[Task prompt] What lines of the data include the string "matplotlib"? Copy them all.

─── Supplied data ───

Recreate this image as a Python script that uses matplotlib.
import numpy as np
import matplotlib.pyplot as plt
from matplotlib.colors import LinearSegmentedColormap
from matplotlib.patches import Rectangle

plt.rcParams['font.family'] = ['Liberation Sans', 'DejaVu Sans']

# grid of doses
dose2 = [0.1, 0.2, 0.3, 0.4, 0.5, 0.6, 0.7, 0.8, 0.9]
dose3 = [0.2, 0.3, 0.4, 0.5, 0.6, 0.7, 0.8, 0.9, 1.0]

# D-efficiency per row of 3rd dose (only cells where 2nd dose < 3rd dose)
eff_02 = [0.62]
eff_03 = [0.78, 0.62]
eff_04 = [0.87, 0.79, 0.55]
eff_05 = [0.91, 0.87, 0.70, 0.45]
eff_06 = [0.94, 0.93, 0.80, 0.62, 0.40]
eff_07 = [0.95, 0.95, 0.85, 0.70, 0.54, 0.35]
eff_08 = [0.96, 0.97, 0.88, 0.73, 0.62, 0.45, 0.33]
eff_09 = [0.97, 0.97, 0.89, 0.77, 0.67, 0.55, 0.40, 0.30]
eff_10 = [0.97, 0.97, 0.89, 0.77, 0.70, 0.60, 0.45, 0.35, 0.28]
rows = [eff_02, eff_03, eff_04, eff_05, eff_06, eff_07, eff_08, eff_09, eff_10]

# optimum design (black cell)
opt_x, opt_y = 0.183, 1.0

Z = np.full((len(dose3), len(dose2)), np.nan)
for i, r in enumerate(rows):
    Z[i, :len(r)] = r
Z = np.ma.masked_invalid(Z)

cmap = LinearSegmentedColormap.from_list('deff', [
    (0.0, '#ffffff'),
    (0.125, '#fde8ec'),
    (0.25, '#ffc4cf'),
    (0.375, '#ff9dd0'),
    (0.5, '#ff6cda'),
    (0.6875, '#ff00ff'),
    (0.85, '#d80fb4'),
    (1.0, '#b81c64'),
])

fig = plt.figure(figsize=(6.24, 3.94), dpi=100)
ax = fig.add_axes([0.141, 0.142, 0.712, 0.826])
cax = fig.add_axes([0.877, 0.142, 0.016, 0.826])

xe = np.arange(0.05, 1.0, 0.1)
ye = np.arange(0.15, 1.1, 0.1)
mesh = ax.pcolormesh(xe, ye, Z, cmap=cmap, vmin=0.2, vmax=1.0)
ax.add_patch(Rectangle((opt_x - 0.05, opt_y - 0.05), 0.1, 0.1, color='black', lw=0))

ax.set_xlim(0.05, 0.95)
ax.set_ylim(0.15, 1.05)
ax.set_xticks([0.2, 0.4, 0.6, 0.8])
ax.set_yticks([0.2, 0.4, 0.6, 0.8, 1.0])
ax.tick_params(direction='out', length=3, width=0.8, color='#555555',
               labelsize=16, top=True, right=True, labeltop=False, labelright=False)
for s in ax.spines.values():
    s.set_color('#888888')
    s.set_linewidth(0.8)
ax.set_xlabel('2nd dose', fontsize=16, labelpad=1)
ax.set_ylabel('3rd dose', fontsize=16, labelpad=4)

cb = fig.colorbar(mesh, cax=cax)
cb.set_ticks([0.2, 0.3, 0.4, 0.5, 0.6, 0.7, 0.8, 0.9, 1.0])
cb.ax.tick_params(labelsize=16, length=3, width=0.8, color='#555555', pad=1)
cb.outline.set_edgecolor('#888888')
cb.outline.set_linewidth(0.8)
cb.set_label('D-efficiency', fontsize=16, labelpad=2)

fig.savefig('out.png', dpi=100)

───

[Written solution]
Recreate this image as a Python script that uses matplotlib.
import matplotlib.pyplot as plt
from matplotlib.colors import LinearSegmentedColormap
from matplotlib.patches import Rectangle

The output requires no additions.